Stochastic resonance in overdamped systems with fractional power nonlinearity

¹ School of Mechatronic Engineering, China University of Mining and Technology, 221116, Xuzhou, China
² Department of Mechanical Engineering, University of Michigan, 48109, Ann Arbor, MI, USA
³ Jiangsu Key Laboratory of Mine Mechanical and Electrical Equipment, China University of Mining and Technology, 221116, Xuzhou, China
⁴ Nonlinear Dynamics, Chaos and Complex Systems Group, Departamento de Física, Universidad Rey Juan Carlos, Tulipán s/n, 28933 Móstoles, Madrid, Spain
⁵ Department of Applied Informatics, Kaunas University of Technology, Studentu 50-407, LT-51368, Kaunas, Lithuania
⁶ Institute for Physical Science and Technology, University of Maryland, 20742, College Park, Maryland, USA
⁷ School of Computer Science and Technology, China University of Mining and Technology, 221116, Xuzhou, China

^* e-mail: jianhuayang@cumt.edu.cn

Received: 23 April 2017
Accepted: 10 September 2017
Published online: 20 October 2017

Abstract

The stochastic resonance phenomenon in overdamped systems with fractional power nonlinearity is thoroughly investigated. The first kind of nonlinearity is a general fractional power function. The second kind of nonlinearity is a fractional power function with deflection. For the first case, the response is clearly divergent for some fractional exponent values. The curve of the spectral amplification factor versus the fractional exponent presents some discrete regions. For the second case, the response will not be divergent for any fractional exponent value. The spectral amplification factor decreases with the increase in the fractional exponent.

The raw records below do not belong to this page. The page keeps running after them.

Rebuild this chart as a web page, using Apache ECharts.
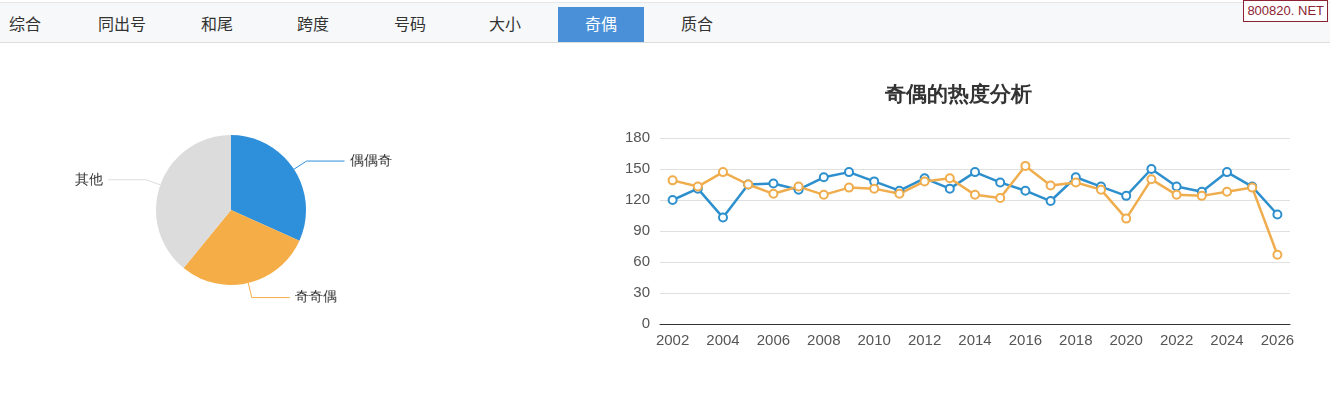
<!DOCTYPE html>
<html><head><meta charset="utf-8">
<script src="https://cdn.jsdelivr.net/npm/echarts@6/dist/echarts.min.js"></script>
<style>
html,body{margin:0;padding:0;background:#fff;width:1330px;height:420px;overflow:hidden;font-family:"Microsoft YaHei","Noto Sans CJK SC",sans-serif;}
#tabs{position:absolute;left:0;top:2px;width:1330px;height:39px;background:#f7f8f9;border-top:1px solid #e6e6e6;border-bottom:1px solid #dcdcdc;z-index:2;}
.tab{position:absolute;top:4px;height:35px;line-height:32px;font-size:16px;color:#333;text-align:center;}
.tab.active{background:#4a90d9;color:#fff;}
#logo{position:absolute;right:2px;top:0px;height:20px;line-height:20px;padding:0 3px;border:1px solid #8b2332;color:#8b2332;font-size:13px;background:#fff;font-family:"Liberation Sans",sans-serif;z-index:3;}
#chart{position:absolute;left:0;top:0;width:1330px;height:420px;}
</style></head>
<body>
<div id="chart"></div>
<div id="tabs"></div>
<div id="logo">800820. NET</div>
<script>
const tabNames = ['综合','同出号','和尾','跨度','号码','大小','奇偶','质合'];
const tabCenters = [25,122,217,313,410,505,601,697];
const activeTab = '奇偶';

const pieNames = ['偶偶奇','奇奇偶','其他'];
const pieValues = [31.7, 29.2, 39.1];
const pieColors = ['#2e8fdb','#f5ad47','#dcdcdc'];

const years = ['2002','2003','2004','2005','2006','2007','2008','2009','2010','2011','2012','2013','2014','2015','2016','2017','2018','2019','2020','2021','2022','2023','2024','2025','2026'];
const blueValues = [120,131,103,135,136,130,142,147,138,129,141,131,147,137,129,119,142,133,124,150,133,128,147,133,106];
const orangeValues = [139,133,147,135,126,133,125,132,131,126,138,141,125,122,153,134,137,130,102,140,125,124,128,132,67];
const yTicks = [0,30,60,90,120,150,180];

const tabsEl = document.getElementById('tabs');
tabNames.forEach((n,i)=>{
  const d = document.createElement('div');
  d.className = 'tab' + (n===activeTab?' active':'');
  d.textContent = n;
  const w = n===activeTab ? 86 : 80;
  d.style.left = (tabCenters[i]-w/2)+'px';
  d.style.width = w+'px';
  tabsEl.appendChild(d);
});

const chart = echarts.init(document.getElementById('chart'));
chart.setOption({
  animation:false,
  title:{text:'奇偶的热度分析', left:953, textAlign:'center', top:80, textStyle:{fontSize:21,fontWeight:'bold',color:'#333'}},
  grid:{left:660,right:40,top:138,bottom:96},
  xAxis:{type:'category',data:years,boundaryGap:true,
    axisLine:{lineStyle:{color:'#333'}},axisTick:{show:false},
    axisLabel:{interval:1,color:'#555',fontSize:15,margin:9}},
  yAxis:{type:'value',min:yTicks[0],max:yTicks[yTicks.length-1],interval:30,
    axisLine:{show:false},axisTick:{show:false},
    axisLabel:{color:'#555',fontSize:15,margin:10},
    splitLine:{lineStyle:{color:'#e0e0e0'}}},
  series:[
    {type:'pie',center:[231,210],radius:75,startAngle:90,clockwise:true,
     data:pieNames.map((n,i)=>({name:n,value:pieValues[i],itemStyle:{color:pieColors[i]}})),
     label:{color:'#333',fontSize:14},
     labelLine:{length:15,length2:38,lineStyle:{width:1}},
     emphasis:{disabled:true}},
    {type:'line',data:blueValues,symbol:'emptyCircle',symbolSize:8,
     lineStyle:{color:'#2e8fcd',width:2.5},itemStyle:{color:'#2e8fcd',borderWidth:2}},
    {type:'line',data:orangeValues,symbol:'emptyCircle',symbolSize:8,
     lineStyle:{color:'#f0ad4e',width:2.5},itemStyle:{color:'#f0ad4e',borderWidth:2}}
  ]
});
</script>
</body></html>
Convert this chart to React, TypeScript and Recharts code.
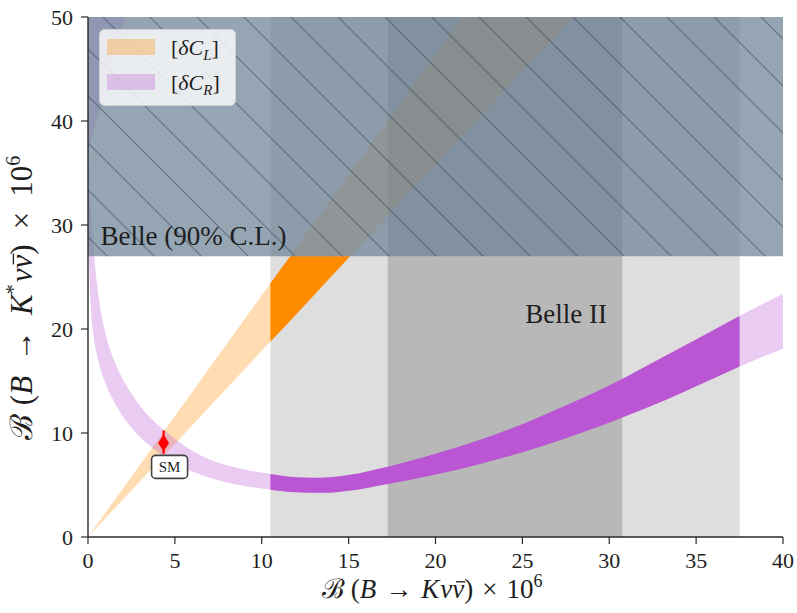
import React, { useLayoutEffect, useRef, useState } from 'react';
import { ComposedChart, Area, XAxis, YAxis, Scatter, ErrorBar, Legend, Label } from 'recharts';

// ---- axes ----
const xTicks = [0, 5, 10, 15, 20, 25, 30, 35, 40];
const yTicks = [0, 10, 20, 30, 40, 50];

// ---- Belle II projected region (x ranges) ----
const belle2Outer = [10.5, 37.5];
const belle2Inner = [17.25, 30.75];
// ---- Belle 90% C.L. excluded region (y range) ----
const belleY = [27, 50];

// ---- [δC_L] band (light: full, dark: allowed part) ----
const cLX = [0, 10.5, 11.64, 15.08, 21.55, 27.93];
const cLLow = [0, 18.8, 20.8, 27, 38.6, 50];
const cLHigh = [0, 24.4, 27, 35, 50, 50];
const cLDarkX = [10.5, 11.64, 15.08];
const cLDarkLow = [18.8, 20.8, 27];
const cLDarkHigh = [24.4, 27, 27];

// ---- [δC_R] band ----
const cRX = [0, 0.05, 0.15, 0.3, 0.5, 0.75, 1, 1.5, 2, 2.5, 3, 3.5, 4, 4.5, 5, 6, 7, 8, 9, 10.5, 12, 13.5, 15, 17.25, 20, 22.5, 25, 27.5, 30.75, 33, 35, 37.5, 40];
const cRLow = [30, 27, 22.5, 19.6, 17.6, 16.0, 14.8, 13.0, 11.6, 10.5, 9.6, 8.85, 8.2, 7.6, 7.1, 6.3, 5.7, 5.25, 4.9, 4.55, 4.3, 4.25, 4.45, 5.1, 6.0, 7.0, 8.15, 9.5, 11.5, 13.0, 14.5, 16.4, 18.1];
const cRHigh = [37, 34.5, 31.6, 28.2, 24.6, 21.6, 19.6, 17.0, 15.2, 13.8, 12.6, 11.6, 10.8, 10.1, 9.45, 8.3, 7.45, 6.9, 6.5, 6.05, 5.75, 5.7, 5.95, 6.75, 8.0, 9.3, 10.85, 12.65, 15.2, 17.2, 19.0, 21.25, 23.4];
// second branch of the δC_R band (upper-left)
const cRWedgeX = [0, 2.16];
const cRWedgeLow = [37, 50];
const cRWedgeHigh = [50, 50];

// ---- SM point ----
const smPoint = { x: 4.35, y: 9.05, errLow: 1.05, errHigh: 1.2 };

// ---- text annotations ----
const annotations = [
  { x: 0.72, y: 28.05, t: 'Belle (90% C.L.)' },
  { x: 25.17, y: 20.55, t: 'Belle II' },
];

const FONT = '"Liberation Serif", "DejaVu Serif", serif';
const TXT = '#1e1e1e';

const band = (xs: number[], lo: number[], hi: number[]) => xs.map((x, i) => ({ x, r: [lo[i], hi[i]] }));
const rect = (xr: number[], yr: number[]) => [
  { x: xr[0], r: [yr[0], yr[1]] },
  { x: xr[1], r: [yr[0], yr[1]] },
];

const grayOuter = rect(belle2Outer, [0, 50]);
const grayInner = rect(belle2Inner, [0, 50]);
const belleBox = rect([0, 40], belleY);
const cLLight = band(cLX, cLLow, cLHigh);
const cLDark = band(cLDarkX, cLDarkLow, cLDarkHigh);
const cRLight = band(cRX, cRLow, cRHigh);
const cRWedge = band(cRWedgeX, cRWedgeLow, cRWedgeHigh);
const cRDark = cRLight.filter((d) => d.x >= belle2Outer[0] && d.x <= belle2Outer[1]);
const smData = [{ x: smPoint.x, y: smPoint.y, err: [smPoint.errLow, smPoint.errHigh] }];

const SmShape = (p: any) => {
  const { cx, cy } = p;
  if (cx == null || cy == null) return null;
  return (
    <g>
      <path d={`M${cx},${cy - 8.5}L${cx + 5.5},${cy}L${cx},${cy + 8.5}L${cx - 5.5},${cy}Z`} fill="#ff0000" />
      <rect x={cx - 12} y={cy + 12.5} width={36} height={23} rx={4} fill="#ffffff" stroke="#444" strokeWidth={1.6} />
      <text x={cx + 6} y={cy + 29} textAnchor="middle" fontSize={15} fontFamily={FONT} fill={TXT}>SM</text>
    </g>
  );
};

const TextShape = (p: any) => {
  const { cx, cy, payload } = p;
  if (cx == null || cy == null) return null;
  return (
    <text x={cx} y={cy} fontSize={27} fontFamily={FONT} fill={TXT}>{payload.t}</text>
  );
};

// Axis title: ℬ(B → K(*)νν̄) × 10^6 ; the bar over ν̄ is measured after layout
function MathTitle({ x, y, fs, rotate, star, gap }: { x: number; y: number; fs: number; rotate: boolean; star: boolean; gap: number }) {
  const ref = useRef<any>(null);
  const [bar, setBar] = useState<number[] | null>(null);
  useLayoutEffect(() => {
    try {
      const el = ref.current;
      if (el && el.getBBox) {
        const b = el.getBBox();
        if (b && b.width > 0) setBar([b.x, b.width]);
      }
    } catch (e) {
      /* ignore */
    }
  }, [x, y, fs]);
  const sup = Math.round(fs * 0.65);
  return (
    <g transform={rotate ? `rotate(-90, ${x}, ${y})` : undefined}>
      <text x={x} y={y} textAnchor="middle" fontSize={fs} fontFamily={FONT} fill={TXT}>
        <tspan>ℬ</tspan>
        <tspan dx={gap * 0.6}>(</tspan>
        <tspan fontStyle="italic">B</tspan>
        <tspan dx={gap}>→</tspan>
        <tspan dx={gap} fontStyle="italic">K</tspan>
        {star ? <tspan dy={-fs * 0.38} fontSize={sup}>*</tspan> : null}
        <tspan dx={star ? 2 : 1} dy={star ? fs * 0.38 : 0} fontStyle="italic">ν</tspan>
        <tspan ref={ref} fontStyle="italic">ν</tspan>
        <tspan>)</tspan>
        <tspan dx={gap}>×</tspan>
        <tspan dx={gap}>10</tspan>
        <tspan dy={-fs * 0.4} fontSize={sup}>6</tspan>
      </text>
      {bar ? (
        <line
          x1={bar[0] + bar[1] * 0.22 + 1}
          x2={bar[0] + bar[1] + 1}
          y1={y - fs * 0.6}
          y2={y - fs * 0.6}
          stroke={TXT}
          strokeWidth={1.3}
        />
      ) : null}
    </g>
  );
}

const XTitle = (p: any) => {
  const vb = p.viewBox || { x: 88, y: 537, width: 695, height: 76 };
  const cx = vb.x + vb.width / 2 - 3;
  return <MathTitle x={cx} y={598} fs={27} rotate={false} star={false} gap={9} />;
};

const YTitle = () => <MathTitle x={32} y={298} fs={31} rotate star gap={15} />;

const LegendBox = () => (
  <svg width={137} height={77} style={{ display: 'block' }}>
    <rect x={0.5} y={0.5} width={136} height={76} rx={5} fill="#ffffff" fillOpacity={0.8} stroke="#d0d0d0" />
    <rect x={8} y={10} width={48} height={16} fill="#ff8c00" fillOpacity={0.3} />
    <rect x={8} y={45} width={48} height={16} fill="#ba55d3" fillOpacity={0.3} />
    <text x={72} y={26} fontSize={22} fontFamily={FONT} fill={TXT}>
      <tspan>[</tspan>
      <tspan fontStyle="italic">δC</tspan>
      <tspan dy={5} fontSize={15} fontStyle="italic">L</tspan>
      <tspan dy={-5}>]</tspan>
    </text>
    <text x={72} y={61} fontSize={22} fontFamily={FONT} fill={TXT}>
      <tspan>[</tspan>
      <tspan fontStyle="italic">δC</tspan>
      <tspan dy={5} fontSize={15} fontStyle="italic">R</tspan>
      <tspan dy={-5}>]</tspan>
    </text>
  </svg>
);

const areaCommon = {
  dataKey: 'r',
  stroke: 'none',
  dot: false,
  activeDot: false,
  isAnimationActive: false,
  legendType: 'none' as const,
};

const tickStyle = { fill: TXT, fontSize: 22, fontFamily: FONT };

export default function App() {
  return (
    <div style={{ position: 'absolute', left: 0, top: 0, width: 797, height: 613, background: '#ffffff' }}>
      <ComposedChart width={797} height={613} margin={{ top: 17, right: 14, bottom: 0, left: 0 }}>
        <defs>
          <pattern id="belleHatch" patternUnits="userSpaceOnUse" width={47} height={47}>
            <path d="M38,-1 L48,9 M-1,7 L40,48" stroke="#2c3c4c" strokeOpacity={0.5} strokeWidth={1.1} fill="none" />
          </pattern>
        </defs>
        <XAxis
          dataKey="x"
          type="number"
          domain={[0, 40]}
          ticks={xTicks}
          allowDataOverflow
          height={76}
          tickSize={7}
          tickMargin={8}
          tick={tickStyle}
          stroke="#2a2a2a"
          axisLine={{ stroke: '#2a2a2a', strokeWidth: 1.4 }}
          tickLine={{ stroke: '#2a2a2a', strokeWidth: 1.2 }}
        >
          <Label content={XTitle} />
        </XAxis>
        <XAxis xAxisId="top" orientation="top" type="number" domain={[0, 40]} height={0} tick={false} tickLine={false} axisLine={{ stroke: '#2a2a2a', strokeWidth: 1.4 }} />
        <YAxis
          type="number"
          domain={[0, 50]}
          ticks={yTicks}
          allowDataOverflow
          width={88}
          tickSize={7}
          tickMargin={8}
          tick={tickStyle}
          stroke="#2a2a2a"
          axisLine={{ stroke: '#2a2a2a', strokeWidth: 1.4 }}
          tickLine={{ stroke: '#2a2a2a', strokeWidth: 1.2 }}
        >
          <Label content={YTitle} />
        </YAxis>
        <YAxis yAxisId="right" orientation="right" type="number" domain={[0, 50]} width={0} tick={false} tickLine={false} axisLine={{ stroke: '#2a2a2a', strokeWidth: 1.4 }} />

        <Area {...areaCommon} data={grayOuter} type="linear" fill="#dedede" fillOpacity={1} />
        <Area {...areaCommon} data={grayInner} type="linear" fill="#b8b8b8" fillOpacity={1} />
        <Area {...areaCommon} data={cLLight} type="linear" fill="#ff8c00" fillOpacity={0.3} />
        <Area {...areaCommon} data={cRLight} type="monotone" fill="#ba55d3" fillOpacity={0.3} />
        <Area {...areaCommon} data={cRWedge} type="linear" fill="#ba55d3" fillOpacity={0.3} />
        <Area {...areaCommon} data={cLDark} type="linear" fill="#ff8c00" fillOpacity={1} />
        <Area {...areaCommon} data={cRDark} type="monotone" fill="#ba55d3" fillOpacity={1} />
        <Area {...areaCommon} data={belleBox} type="linear" fill="#6e8296" fillOpacity={0.72} />
        <Area {...areaCommon} data={belleBox} type="linear" fill="url(#belleHatch)" fillOpacity={1} />

        <Scatter data={annotations} dataKey="y" shape={TextShape} isAnimationActive={false} legendType="none" />
        <Scatter data={smData} dataKey="y" shape={SmShape} isAnimationActive={false} legendType="none">
          <ErrorBar dataKey="err" direction="y" width={0} stroke="#ff0000" strokeWidth={2.2} />
        </Scatter>

        <Legend
          content={LegendBox}
          layout="vertical"
          align="center"
          verticalAlign="middle"
          wrapperStyle={{ position: 'absolute', left: 99, top: 29, width: 137, height: 77 }}
        />
      </ComposedChart>
    </div>
  );
}
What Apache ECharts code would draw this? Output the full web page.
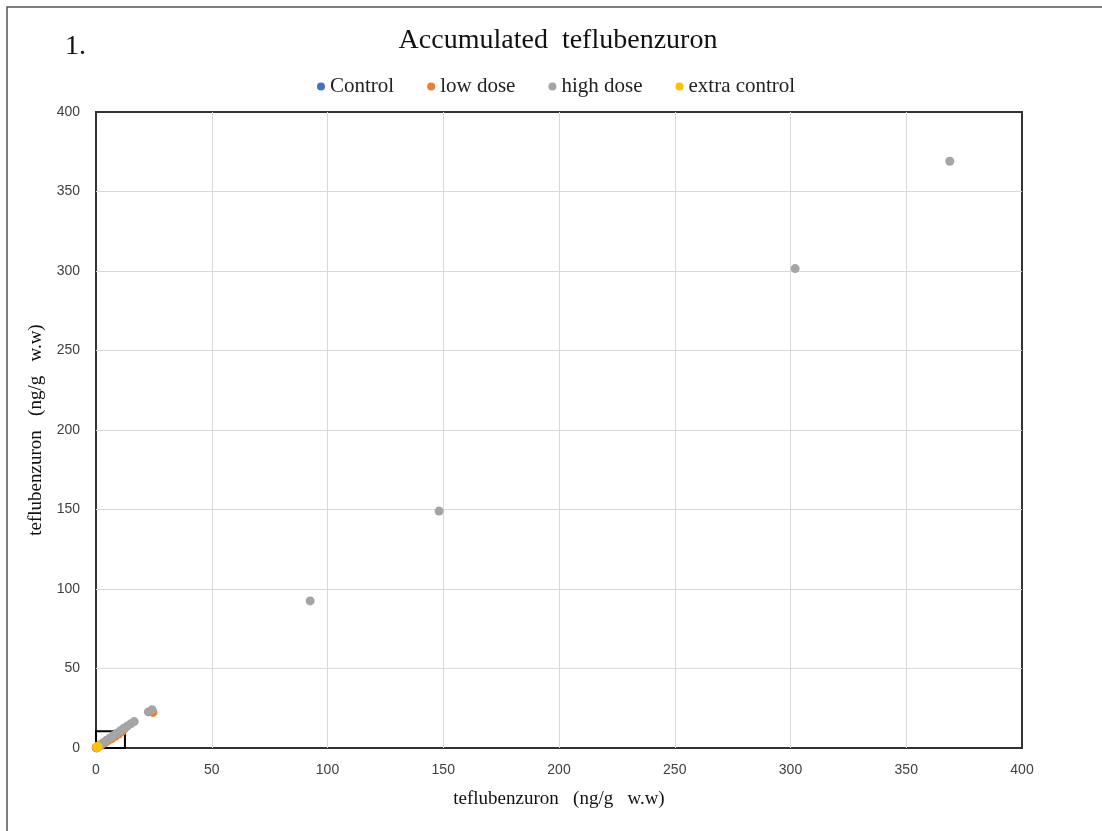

For both cases, the nonlinearity is the necessary ingredient to induce stochastic resonance. However, it is not the sufficient cause to amplify the weak signal. On the one hand, the noise cannot induce stochastic resonance in the corresponding linear system. On the other hand, the spectral amplification factor of the nonlinear system is lower than that of the corresponding linear system. Through the analysis carried out in this paper, we are able to find that the system with fractional deflection nonlinearity is a better stochastic resonance system, especially when an appropriate exponent value is chosen. The results in this paper might have a certain reference value for signal processing problems in relation with the stochastic resonance method.